#### Data for processing
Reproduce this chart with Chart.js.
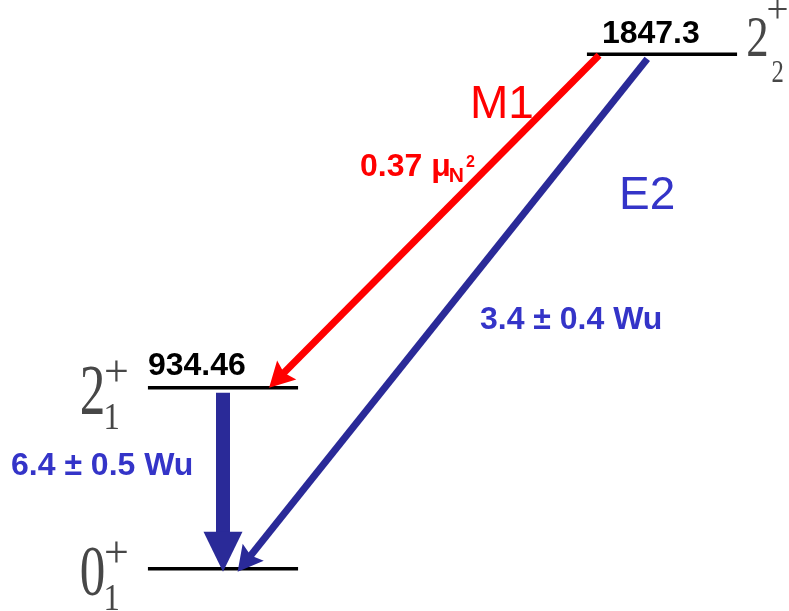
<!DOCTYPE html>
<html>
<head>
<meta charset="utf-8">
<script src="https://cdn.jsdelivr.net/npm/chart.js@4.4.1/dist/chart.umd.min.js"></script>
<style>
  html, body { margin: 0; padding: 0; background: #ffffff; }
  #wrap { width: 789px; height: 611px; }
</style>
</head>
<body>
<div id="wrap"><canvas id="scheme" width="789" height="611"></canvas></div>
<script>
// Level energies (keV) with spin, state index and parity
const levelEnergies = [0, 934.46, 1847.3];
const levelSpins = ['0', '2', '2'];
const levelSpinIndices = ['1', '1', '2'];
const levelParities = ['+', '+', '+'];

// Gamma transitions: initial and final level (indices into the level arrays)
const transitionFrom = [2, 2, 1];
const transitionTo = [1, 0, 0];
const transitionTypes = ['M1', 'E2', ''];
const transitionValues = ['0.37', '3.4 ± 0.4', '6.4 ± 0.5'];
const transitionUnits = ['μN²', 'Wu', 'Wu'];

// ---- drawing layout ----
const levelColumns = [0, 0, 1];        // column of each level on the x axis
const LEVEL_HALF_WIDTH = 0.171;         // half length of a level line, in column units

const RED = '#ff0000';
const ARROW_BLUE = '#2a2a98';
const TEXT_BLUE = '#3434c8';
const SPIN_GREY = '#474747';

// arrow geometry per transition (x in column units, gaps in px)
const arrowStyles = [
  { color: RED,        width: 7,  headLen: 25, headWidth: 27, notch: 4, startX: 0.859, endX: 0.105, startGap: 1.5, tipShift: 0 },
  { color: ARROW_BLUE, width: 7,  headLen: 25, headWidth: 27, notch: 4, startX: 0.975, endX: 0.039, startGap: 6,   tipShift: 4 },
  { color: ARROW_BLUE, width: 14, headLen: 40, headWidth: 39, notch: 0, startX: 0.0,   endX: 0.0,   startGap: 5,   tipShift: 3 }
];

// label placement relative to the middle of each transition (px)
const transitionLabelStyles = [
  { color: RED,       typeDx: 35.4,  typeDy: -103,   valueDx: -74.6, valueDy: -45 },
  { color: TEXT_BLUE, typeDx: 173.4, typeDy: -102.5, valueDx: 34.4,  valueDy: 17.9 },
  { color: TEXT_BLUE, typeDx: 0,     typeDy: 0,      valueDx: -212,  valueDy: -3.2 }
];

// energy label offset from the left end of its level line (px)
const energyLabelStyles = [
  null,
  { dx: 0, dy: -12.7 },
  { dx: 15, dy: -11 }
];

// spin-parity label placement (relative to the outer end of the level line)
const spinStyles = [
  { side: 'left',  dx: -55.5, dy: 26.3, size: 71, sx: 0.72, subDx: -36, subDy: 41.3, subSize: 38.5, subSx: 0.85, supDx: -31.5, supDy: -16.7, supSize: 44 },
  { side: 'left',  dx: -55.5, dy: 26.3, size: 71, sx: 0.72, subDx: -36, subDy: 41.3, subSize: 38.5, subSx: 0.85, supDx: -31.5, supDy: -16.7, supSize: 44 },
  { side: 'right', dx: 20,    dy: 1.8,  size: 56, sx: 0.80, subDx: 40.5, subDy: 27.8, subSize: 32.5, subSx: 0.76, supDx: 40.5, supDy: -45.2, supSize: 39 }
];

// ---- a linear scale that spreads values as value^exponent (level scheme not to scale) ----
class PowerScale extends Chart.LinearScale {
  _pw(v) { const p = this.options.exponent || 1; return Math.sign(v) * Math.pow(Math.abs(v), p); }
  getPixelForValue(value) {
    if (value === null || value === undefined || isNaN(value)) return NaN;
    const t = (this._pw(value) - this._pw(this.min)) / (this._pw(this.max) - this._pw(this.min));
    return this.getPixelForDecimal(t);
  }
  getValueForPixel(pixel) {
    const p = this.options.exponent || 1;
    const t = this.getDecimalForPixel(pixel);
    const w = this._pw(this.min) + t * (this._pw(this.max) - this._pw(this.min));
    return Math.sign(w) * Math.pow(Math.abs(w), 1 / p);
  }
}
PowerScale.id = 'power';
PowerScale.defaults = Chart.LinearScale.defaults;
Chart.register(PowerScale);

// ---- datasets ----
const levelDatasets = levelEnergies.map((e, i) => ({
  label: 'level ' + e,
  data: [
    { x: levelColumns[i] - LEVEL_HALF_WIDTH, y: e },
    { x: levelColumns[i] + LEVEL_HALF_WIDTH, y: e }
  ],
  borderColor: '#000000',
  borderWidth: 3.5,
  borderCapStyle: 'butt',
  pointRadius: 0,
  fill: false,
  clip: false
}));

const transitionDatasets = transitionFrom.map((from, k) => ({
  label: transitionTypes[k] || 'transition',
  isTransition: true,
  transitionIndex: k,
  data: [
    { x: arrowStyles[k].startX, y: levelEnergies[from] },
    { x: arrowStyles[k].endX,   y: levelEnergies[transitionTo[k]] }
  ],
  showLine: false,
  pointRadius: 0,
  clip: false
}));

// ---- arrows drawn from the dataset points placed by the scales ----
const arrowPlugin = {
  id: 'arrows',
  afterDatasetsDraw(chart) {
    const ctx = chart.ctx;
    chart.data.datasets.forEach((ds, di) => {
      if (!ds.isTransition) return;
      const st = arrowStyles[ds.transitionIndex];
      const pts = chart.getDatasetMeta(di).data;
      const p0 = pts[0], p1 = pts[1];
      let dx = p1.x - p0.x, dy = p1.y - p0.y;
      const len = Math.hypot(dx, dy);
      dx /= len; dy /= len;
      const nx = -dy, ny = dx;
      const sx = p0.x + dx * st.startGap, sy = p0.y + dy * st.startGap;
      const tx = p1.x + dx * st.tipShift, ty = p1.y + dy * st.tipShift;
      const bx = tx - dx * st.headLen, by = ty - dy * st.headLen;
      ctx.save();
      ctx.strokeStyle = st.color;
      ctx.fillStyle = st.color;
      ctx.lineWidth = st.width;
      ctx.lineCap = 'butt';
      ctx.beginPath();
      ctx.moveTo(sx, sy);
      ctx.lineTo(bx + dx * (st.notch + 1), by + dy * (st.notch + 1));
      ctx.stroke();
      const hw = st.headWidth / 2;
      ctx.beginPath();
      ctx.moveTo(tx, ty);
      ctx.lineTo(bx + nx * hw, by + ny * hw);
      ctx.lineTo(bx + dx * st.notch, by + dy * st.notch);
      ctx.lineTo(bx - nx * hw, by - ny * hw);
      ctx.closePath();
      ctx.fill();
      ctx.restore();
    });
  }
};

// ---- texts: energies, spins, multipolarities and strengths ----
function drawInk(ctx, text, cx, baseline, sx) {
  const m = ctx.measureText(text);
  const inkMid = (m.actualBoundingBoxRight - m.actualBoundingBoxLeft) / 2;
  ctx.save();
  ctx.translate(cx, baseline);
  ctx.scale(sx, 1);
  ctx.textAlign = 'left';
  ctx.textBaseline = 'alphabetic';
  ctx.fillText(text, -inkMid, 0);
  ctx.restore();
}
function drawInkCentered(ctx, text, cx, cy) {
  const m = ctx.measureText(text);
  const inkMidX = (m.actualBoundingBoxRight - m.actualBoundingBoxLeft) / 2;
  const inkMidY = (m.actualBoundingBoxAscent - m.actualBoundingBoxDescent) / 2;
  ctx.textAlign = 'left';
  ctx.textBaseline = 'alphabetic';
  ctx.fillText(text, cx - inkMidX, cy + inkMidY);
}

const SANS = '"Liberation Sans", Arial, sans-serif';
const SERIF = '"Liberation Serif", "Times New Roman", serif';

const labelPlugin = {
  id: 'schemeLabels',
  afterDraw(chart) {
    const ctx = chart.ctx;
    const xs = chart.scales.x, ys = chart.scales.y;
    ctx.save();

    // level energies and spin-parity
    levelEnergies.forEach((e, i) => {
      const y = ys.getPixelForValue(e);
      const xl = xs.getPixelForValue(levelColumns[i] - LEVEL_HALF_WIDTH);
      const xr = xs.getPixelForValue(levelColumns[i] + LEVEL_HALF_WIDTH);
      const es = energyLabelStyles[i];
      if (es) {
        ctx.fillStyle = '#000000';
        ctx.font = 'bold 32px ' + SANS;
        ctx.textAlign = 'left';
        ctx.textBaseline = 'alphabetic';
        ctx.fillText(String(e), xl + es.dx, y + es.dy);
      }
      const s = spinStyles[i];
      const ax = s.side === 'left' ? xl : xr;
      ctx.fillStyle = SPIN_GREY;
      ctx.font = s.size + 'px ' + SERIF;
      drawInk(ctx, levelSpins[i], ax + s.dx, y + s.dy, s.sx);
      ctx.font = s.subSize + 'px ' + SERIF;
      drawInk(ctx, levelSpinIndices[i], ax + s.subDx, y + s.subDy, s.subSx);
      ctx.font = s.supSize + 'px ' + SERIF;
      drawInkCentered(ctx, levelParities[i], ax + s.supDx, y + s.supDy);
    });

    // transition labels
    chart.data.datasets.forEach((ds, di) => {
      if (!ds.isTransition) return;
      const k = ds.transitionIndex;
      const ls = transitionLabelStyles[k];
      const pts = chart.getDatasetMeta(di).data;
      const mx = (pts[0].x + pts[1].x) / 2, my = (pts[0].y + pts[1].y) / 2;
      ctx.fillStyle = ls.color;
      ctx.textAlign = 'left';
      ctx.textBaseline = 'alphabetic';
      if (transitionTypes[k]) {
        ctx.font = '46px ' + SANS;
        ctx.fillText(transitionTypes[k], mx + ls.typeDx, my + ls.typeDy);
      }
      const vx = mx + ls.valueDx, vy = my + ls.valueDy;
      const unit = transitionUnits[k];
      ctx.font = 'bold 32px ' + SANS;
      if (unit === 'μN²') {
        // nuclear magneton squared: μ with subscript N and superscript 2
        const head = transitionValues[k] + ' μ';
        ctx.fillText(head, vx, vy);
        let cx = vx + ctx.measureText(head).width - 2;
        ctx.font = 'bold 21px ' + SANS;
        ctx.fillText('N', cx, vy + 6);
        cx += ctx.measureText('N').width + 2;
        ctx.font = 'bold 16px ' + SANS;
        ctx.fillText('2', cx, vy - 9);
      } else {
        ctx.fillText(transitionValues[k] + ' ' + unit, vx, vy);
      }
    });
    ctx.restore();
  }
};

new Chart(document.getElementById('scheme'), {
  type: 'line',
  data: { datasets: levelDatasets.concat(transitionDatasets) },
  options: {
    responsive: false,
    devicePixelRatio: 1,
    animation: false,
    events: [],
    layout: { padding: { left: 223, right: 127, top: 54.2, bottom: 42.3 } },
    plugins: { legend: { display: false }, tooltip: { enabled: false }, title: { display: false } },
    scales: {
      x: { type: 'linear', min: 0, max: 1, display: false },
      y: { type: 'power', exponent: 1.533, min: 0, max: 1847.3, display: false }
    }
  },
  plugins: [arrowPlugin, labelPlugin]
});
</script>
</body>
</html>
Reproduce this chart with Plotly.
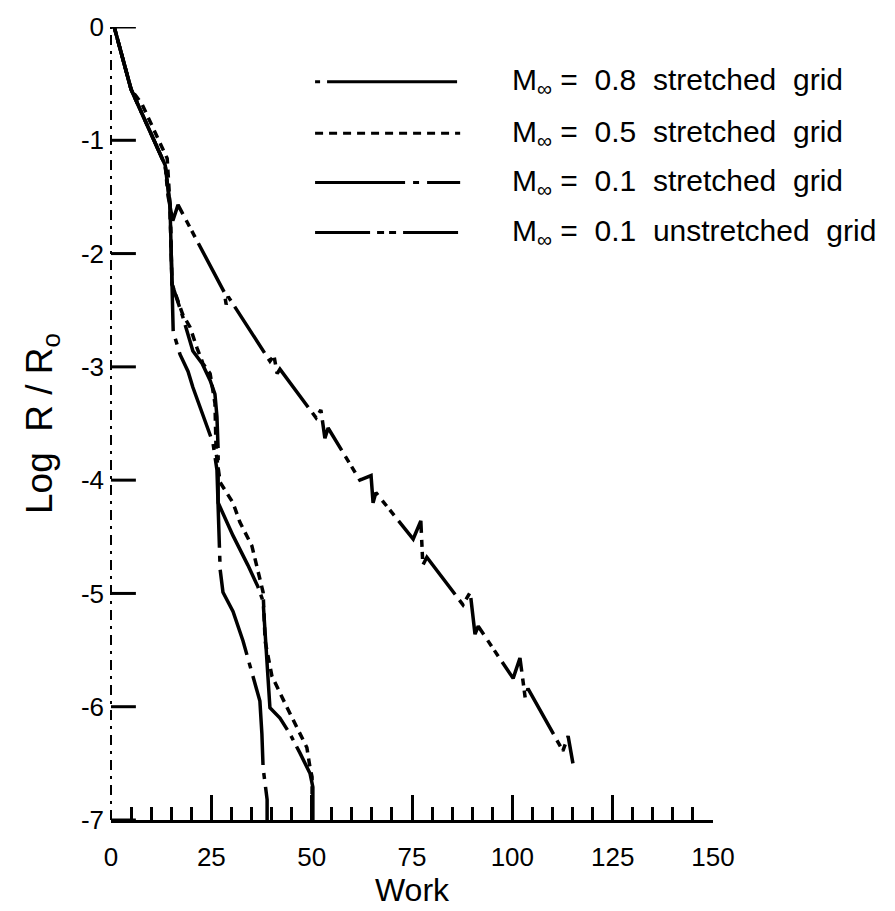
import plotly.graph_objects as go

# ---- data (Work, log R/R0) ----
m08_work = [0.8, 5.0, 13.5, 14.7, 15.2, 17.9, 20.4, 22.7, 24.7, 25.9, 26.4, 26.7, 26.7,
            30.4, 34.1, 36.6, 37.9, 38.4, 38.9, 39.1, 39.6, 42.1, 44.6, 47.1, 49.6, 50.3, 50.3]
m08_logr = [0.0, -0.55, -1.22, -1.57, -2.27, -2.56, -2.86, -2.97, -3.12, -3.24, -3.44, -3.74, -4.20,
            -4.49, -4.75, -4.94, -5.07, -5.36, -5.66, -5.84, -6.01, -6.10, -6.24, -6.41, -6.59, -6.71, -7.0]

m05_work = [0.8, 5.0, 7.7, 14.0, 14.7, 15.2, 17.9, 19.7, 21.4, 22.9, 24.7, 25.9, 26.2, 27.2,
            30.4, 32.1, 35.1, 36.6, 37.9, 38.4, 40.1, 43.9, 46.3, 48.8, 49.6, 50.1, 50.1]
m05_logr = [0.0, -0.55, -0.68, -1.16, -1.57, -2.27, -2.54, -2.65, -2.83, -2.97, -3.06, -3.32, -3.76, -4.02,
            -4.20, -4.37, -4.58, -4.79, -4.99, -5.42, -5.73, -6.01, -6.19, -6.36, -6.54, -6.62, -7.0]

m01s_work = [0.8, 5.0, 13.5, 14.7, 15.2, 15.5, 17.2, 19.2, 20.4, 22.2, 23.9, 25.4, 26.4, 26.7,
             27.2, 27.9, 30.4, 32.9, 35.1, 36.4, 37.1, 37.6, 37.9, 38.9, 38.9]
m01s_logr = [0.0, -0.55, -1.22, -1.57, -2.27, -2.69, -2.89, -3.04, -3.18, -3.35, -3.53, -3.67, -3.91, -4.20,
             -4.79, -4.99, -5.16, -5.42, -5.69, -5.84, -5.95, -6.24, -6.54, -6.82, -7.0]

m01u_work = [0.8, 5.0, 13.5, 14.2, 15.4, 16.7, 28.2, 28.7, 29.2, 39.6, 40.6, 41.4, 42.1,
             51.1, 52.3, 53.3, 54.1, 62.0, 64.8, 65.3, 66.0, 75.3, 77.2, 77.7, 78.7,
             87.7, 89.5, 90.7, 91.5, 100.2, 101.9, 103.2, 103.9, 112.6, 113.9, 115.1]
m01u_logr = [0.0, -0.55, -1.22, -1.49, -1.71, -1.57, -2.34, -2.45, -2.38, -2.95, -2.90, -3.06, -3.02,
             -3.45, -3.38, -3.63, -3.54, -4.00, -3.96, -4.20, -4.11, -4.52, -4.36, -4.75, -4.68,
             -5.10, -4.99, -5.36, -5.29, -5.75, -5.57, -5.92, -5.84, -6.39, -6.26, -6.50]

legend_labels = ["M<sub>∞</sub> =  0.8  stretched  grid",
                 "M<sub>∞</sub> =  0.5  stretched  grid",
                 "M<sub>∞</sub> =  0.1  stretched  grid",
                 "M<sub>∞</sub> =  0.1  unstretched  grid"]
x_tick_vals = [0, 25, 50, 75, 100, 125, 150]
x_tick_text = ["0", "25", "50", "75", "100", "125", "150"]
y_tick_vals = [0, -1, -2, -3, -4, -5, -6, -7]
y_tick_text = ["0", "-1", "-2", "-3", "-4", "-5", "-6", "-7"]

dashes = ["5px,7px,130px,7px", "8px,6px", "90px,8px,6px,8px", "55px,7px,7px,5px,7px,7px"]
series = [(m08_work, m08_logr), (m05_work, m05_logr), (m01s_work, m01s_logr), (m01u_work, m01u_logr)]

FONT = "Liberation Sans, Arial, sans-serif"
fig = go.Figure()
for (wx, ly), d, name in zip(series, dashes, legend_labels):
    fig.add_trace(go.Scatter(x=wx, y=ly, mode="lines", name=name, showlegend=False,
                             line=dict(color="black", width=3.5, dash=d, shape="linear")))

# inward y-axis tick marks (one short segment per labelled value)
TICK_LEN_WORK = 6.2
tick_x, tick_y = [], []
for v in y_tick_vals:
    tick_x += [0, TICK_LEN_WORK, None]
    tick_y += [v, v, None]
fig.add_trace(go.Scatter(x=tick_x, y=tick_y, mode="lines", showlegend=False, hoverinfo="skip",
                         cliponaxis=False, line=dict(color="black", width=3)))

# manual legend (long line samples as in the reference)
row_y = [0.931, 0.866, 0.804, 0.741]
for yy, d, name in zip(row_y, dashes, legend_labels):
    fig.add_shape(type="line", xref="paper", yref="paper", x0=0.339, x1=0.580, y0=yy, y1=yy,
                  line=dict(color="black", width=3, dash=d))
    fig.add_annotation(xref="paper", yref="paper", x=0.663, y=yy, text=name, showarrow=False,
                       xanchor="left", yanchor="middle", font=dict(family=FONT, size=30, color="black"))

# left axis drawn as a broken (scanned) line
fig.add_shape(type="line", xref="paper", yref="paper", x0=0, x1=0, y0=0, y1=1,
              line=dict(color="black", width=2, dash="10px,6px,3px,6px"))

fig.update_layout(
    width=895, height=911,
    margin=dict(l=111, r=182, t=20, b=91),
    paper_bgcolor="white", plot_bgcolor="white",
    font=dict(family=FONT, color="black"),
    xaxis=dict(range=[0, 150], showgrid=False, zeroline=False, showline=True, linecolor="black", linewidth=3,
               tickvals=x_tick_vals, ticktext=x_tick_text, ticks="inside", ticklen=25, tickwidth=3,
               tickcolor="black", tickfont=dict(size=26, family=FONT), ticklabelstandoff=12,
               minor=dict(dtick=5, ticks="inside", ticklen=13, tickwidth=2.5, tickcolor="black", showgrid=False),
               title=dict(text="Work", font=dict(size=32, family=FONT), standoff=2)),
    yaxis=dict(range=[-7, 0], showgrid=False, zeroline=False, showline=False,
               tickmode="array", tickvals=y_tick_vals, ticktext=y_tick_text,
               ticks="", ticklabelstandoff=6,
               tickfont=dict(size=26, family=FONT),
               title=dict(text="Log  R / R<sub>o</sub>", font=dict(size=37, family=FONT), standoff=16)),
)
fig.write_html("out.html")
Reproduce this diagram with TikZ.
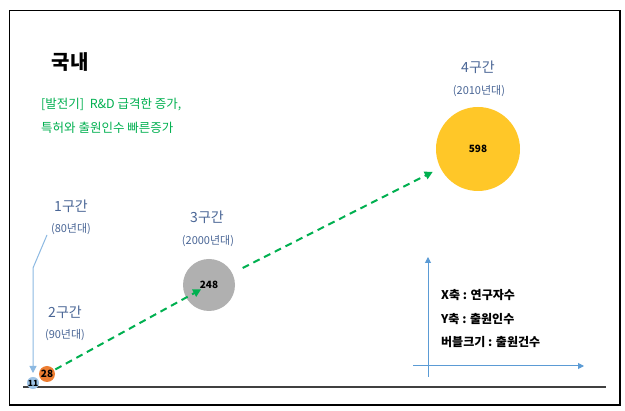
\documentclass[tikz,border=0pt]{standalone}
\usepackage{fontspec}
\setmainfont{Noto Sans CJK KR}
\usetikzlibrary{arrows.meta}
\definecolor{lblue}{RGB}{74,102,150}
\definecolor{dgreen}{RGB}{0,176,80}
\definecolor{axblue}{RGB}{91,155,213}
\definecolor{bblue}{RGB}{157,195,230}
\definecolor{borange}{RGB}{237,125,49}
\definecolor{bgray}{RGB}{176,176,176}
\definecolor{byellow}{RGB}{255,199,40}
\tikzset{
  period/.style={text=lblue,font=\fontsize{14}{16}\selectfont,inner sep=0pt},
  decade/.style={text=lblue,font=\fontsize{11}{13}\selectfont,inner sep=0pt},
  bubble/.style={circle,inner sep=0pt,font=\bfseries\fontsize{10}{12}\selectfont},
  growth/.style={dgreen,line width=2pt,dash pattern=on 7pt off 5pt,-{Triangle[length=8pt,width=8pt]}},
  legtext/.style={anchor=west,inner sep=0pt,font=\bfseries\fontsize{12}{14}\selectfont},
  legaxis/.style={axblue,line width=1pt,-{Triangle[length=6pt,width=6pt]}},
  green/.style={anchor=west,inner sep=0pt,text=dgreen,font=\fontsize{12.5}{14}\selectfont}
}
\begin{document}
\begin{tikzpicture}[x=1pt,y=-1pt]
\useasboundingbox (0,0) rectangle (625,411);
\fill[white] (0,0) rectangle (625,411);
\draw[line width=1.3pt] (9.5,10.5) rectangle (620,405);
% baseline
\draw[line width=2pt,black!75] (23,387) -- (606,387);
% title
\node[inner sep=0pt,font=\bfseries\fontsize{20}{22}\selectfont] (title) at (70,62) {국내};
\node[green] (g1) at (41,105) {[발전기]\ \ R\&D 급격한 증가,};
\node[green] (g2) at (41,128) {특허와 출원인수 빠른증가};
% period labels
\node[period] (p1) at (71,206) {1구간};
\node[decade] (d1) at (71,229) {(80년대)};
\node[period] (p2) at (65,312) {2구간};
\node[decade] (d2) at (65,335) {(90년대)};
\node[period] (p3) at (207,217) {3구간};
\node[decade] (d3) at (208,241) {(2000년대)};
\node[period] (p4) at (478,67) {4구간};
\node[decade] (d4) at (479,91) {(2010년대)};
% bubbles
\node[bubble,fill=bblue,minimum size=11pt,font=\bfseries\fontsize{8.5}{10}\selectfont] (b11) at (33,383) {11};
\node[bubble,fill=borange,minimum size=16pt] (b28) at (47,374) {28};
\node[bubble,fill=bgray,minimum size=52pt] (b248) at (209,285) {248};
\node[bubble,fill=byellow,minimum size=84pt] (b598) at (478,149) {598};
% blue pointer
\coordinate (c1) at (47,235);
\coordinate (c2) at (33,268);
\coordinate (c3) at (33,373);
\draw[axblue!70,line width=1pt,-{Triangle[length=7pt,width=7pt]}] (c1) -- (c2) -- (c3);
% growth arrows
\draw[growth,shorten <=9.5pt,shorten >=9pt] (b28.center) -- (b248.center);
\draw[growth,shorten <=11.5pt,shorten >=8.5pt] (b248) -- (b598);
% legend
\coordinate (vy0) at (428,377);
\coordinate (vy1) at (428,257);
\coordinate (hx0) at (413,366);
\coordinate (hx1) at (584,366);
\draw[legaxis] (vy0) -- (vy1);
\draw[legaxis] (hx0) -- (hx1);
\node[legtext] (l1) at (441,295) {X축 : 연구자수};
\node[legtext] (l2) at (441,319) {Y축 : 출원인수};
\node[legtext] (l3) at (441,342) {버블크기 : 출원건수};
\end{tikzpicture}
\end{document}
########
# Direction
Copy out only the lines from the one containing "Reproduce this chart with Plotly." through the one containing "-6.54, -6.62, -7.0]", exactly, with both ends. Any picture is left out.

# Task answer
Reproduce this chart with Plotly.
import plotly.graph_objects as go

# ---- data (Work, log R/R0) ----
m08_work = [0.8, 5.0, 13.5, 14.7, 15.2, 17.9, 20.4, 22.7, 24.7, 25.9, 26.4, 26.7, 26.7,
            30.4, 34.1, 36.6, 37.9, 38.4, 38.9, 39.1, 39.6, 42.1, 44.6, 47.1, 49.6, 50.3, 50.3]
m08_logr = [0.0, -0.55, -1.22, -1.57, -2.27, -2.56, -2.86, -2.97, -3.12, -3.24, -3.44, -3.74, -4.20,
            -4.49, -4.75, -4.94, -5.07, -5.36, -5.66, -5.84, -6.01, -6.10, -6.24, -6.41, -6.59, -6.71, -7.0]

m05_work = [0.8, 5.0, 7.7, 14.0, 14.7, 15.2, 17.9, 19.7, 21.4, 22.9, 24.7, 25.9, 26.2, 27.2,
            30.4, 32.1, 35.1, 36.6, 37.9, 38.4, 40.1, 43.9, 46.3, 48.8, 49.6, 50.1, 50.1]
m05_logr = [0.0, -0.55, -0.68, -1.16, -1.57, -2.27, -2.54, -2.65, -2.83, -2.97, -3.06, -3.32, -3.76, -4.02,
            -4.20, -4.37, -4.58, -4.79, -4.99, -5.42, -5.73, -6.01, -6.19, -6.36, -6.54, -6.62, -7.0]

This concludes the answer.